Statistics released at the time of his Radio Aotearoa dumping recorded him as taking 13,000 calls a month from his nationwide audience. Membership of his Ruru Club ran into the many thousands.
By his reckoning he was too popular for his own good. "Commercial jealousy closed me down. I was blacked out by the faceless ones," he says of his Radio Aotearoa demise.
But Papa Ruru is not the type to get his tail feathers in a spin. He figured if he couldn't come to the listeners via radio they could come to him in person, so he took his show to packed marae around the country.
He estimates more than 10,000 turned up when he broadcast from Tama (Tamatekapua meeting house) at Ohinemutu. That they did prompted the then relatively new broadcaster, Radio Te Arawa, to snaffle him up for itself.
Papa Ruru was back on his perch informing and entertaining on night-time radio beaming across the region. Again, the people came to Papa Ruru.
"We were broadcasting from the State Insurance building in Hinemoa St. We lived there for a while and there were always so many people staying from all over I could have opened a marae - of course it was strictly illegal."
Papa Ruru is amused the building's become an upmarket apartment complex.
Now retired, he has a thousand tales to tell of his night-time radio years but we take him back far further - to his upbringing as the adopted son of the late Bishop Fred Bennett and his wife who whangaied him when his father was presumed dead on Monte Cassino's bloody battlefield.
"My mother was pregnant when he joined the Maori Battalion so his brother took me on as one of his own, but it turned out my dad, Albie [Bennett], wasn't dead but in a prisoner of war camp. He'd been shot down by a German machine gun; the first bullet hit him in the head, the second bounced off two coins and a Bible in his pocket next to his heart. He always said he owed his life to two lire, the Good Word and an Italian doctor."
Growing up with the bishop's own large family, Hori, as he was then known, spent a slice of his early years in Hawke's Bay, returning to Rotorua for the final four years of his secondary schooling.
"I was at the high school when it was co-ed, in the 1st XV, the 1st XI, the school's senior athletics champ, senior champ in tennis and swimming so I guess there's a bit of glory there."
It was glory well-deserved. At 14, Hori could have shown a few World Cup cricketers a thing or two. In a match against Takapuna Grammar, he took seven wickets for a measly two runs.
Also an academic achiever, his ambition had been to enter law and he spent a brief period at Victoria University before the two parted company.
"I tossed a coin, said if it's heads I'll work for the government, if tails come up it will be the police."
Tails it was, his musical talents taking him into the seamy life of an undercover cop.

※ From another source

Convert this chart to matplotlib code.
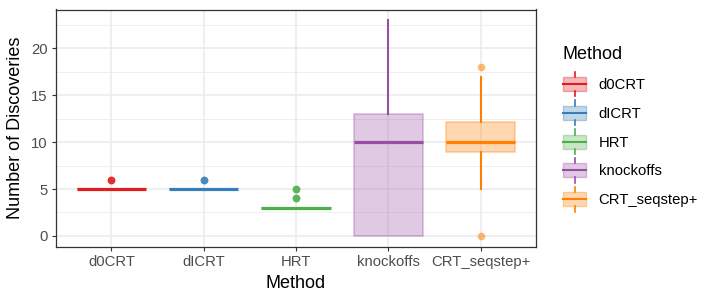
import matplotlib
matplotlib.use("Agg")
import matplotlib.pyplot as plt
from matplotlib.legend_handler import HandlerBase
from matplotlib.lines import Line2D
from matplotlib.patches import Rectangle
from matplotlib.colors import to_rgba

plt.rcParams['font.family'] = ['Liberation Sans', 'DejaVu Sans']

# ---- data ----
methods = ["d0CRT", "dICRT", "HRT", "knockoffs", "CRT_seqstep+"]
colors = ["#E41A1C", "#377EB8", "#4DAF4A", "#984EA3", "#FF7F00"]
q1 = [5, 5, 3, 0, 9]
med = [5, 5, 3, 10, 10]
q3 = [5, 5, 3, 13, 12.2]
whislo = [5, 5, 3, 0, 5]
whishi = [5, 5, 3, 23, 17]
fliers = [[6, 6, 6], [6, 6, 6], [4, 4, 4, 5, 5, 5], [], [18, 0]]
yticks = [0, 5, 10, 15, 20]

W, H = 720, 300
fig = plt.figure(figsize=(W / 100, H / 100), dpi=100)
left, right, top, bottom = 56, 536, 9.5, 246.7
ax = fig.add_axes([left / W, 1 - bottom / H, (right - left) / W, (bottom - top) / H])

positions = list(range(1, len(methods) + 1))
for i, m in enumerate(methods):
    c = colors[i]
    stats = [dict(med=med[i], q1=q1[i], q3=q3[i], whislo=whislo[i], whishi=whishi[i],
                  fliers=fliers[i], label=m)]
    ax.bxp(stats, positions=[positions[i]], widths=0.75, patch_artist=True,
           showcaps=False, manage_ticks=False,
           boxprops=dict(facecolor=to_rgba(c, 0.3), edgecolor=to_rgba(c, 0.35), linewidth=1.2),
           medianprops=dict(color=c, linewidth=2.3, solid_capstyle='butt'),
           whiskerprops=dict(color=c, linewidth=1.5),
           flierprops=dict(marker='o', markerfacecolor=c, markeredgecolor='none',
                           markersize=5.5, alpha=0.55),
           zorder=3)

ax.set_xlim(0.4, 5.6)
ax.set_ylim(-1.15, 24.15)
ax.set_xticks(positions)
ax.set_xticklabels(methods)
ax.set_yticks(yticks)
ax.set_yticks([2.5, 7.5, 12.5, 17.5, 22.5], minor=True)
ax.grid(True, which='major', color='#EBEBEB', linewidth=1.1, zorder=0)
ax.grid(True, which='minor', axis='y', color='#EBEBEB', linewidth=0.55, zorder=0)
ax.set_axisbelow(True)
ax.tick_params(axis='both', which='major', colors='#333333', labelcolor='#4D4D4D',
               labelsize=10.7, length=3, width=0.8, pad=3)
ax.tick_params(axis='both', which='minor', length=0)
for s in ax.spines.values():
    s.set_color('#333333')
    s.set_linewidth(0.9)

ax.set_xlabel("Method", fontsize=13, labelpad=4)
ax.set_ylabel("Number of Discoveries", fontsize=13, labelpad=5)


class BoxHandler(HandlerBase):
    def create_artists(self, legend, orig_handle, xdescent, ydescent, width, height,
                       fontsize, trans):
        c = orig_handle.get_color()
        x0, y0 = -xdescent, -ydescent
        rect = Rectangle((x0, y0), width, height, facecolor=to_rgba(c, 0.3),
                         edgecolor=to_rgba(c, 0.35), linewidth=1.0, transform=trans)
        mid = Line2D([x0, x0 + width], [y0 + height / 2] * 2, color=c, lw=1.5, transform=trans)
        xm = x0 + width / 2
        ext = height * 0.38
        up = Line2D([xm, xm], [y0 + height, y0 + height + ext], color=c, lw=1.2, transform=trans)
        dn = Line2D([xm, xm], [y0, y0 - ext], color=c, lw=1.2, transform=trans)
        return [rect, mid, up, dn]


handles = [Line2D([], [], color=c, label=m) for m, c in zip(methods, colors)]
leg = fig.legend(handles=handles, title="Method", loc='upper left',
                 bbox_to_anchor=(563 / W, 1 - 46 / H), frameon=False,
                 fontsize=10.7, title_fontsize=13, alignment='left',
                 handler_map={Line2D: BoxHandler()},
                 handlelength=1.55, handleheight=1.07, handletextpad=0.85,
                 labelspacing=0.93, borderpad=0, borderaxespad=0)

fig.savefig("out.png", dpi=100)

"I was always a singer, could play most instruments so the bosses put me in coffee bars and night clubs to find drugs; it was 1960 and they were quite new to New Zealand. I didn't know the slightest thing about them, I was innocence personified, but they thought I ought to be able to bust open some drug cartel."
That didn't quite happen during his three years as a "special duties officer" (police speak for undercover cop), but he did learn a lot about life; the knowledge compounded when he moved on to the tough territory of Auckland's Wharf Police.
His entertaining gigs continued. "I was even in the police choir."
Hori gives thanks to his mother for his musicality. "She bought me a guitar when I was a kid, paid for music lessons. I was an all right singer so got into Guide Kiri and Guide Kiddo's concert parties."
Rotorua was a popular location for film-makers - bit parts in movies came young Hori's way.
From the police, Hori went to the Mt Wellington Borough Council in an advisory role. "We opened the second Citizens Advice Bureau in the country." The job took him to Brisbane's Expo and he's spent time in West Germany on a Rotary scholarship.
Seconded from the council to Maori Affairs - "the council still paid my wages" - he was a prime mover in building a marae on Mt Wellington.
As the project wound down, Radio Aotearoa was winding up. Cue Hori Bennett channelling Papa Ruru.
"Since then my life hasn't exactly been clouded in privacy."
PAPA RURU HORI GEORGE BENNETT
Born: Rotorua, 1942.
Education: Early years Rotorua Primary and in Hawke's Bay, Napier Boys' High, Rotorua High School.
Family: Four daughters, "many" moko (grandchildren), four tuarua (great grandchildren).
Interests: Family, music, golf, "I got to a 1 handicap at the Grange [Auckland]", reading "I live in a veritable library", train buff.
Personal philosophy: "If something's got to be done it can be done just as well by Maori."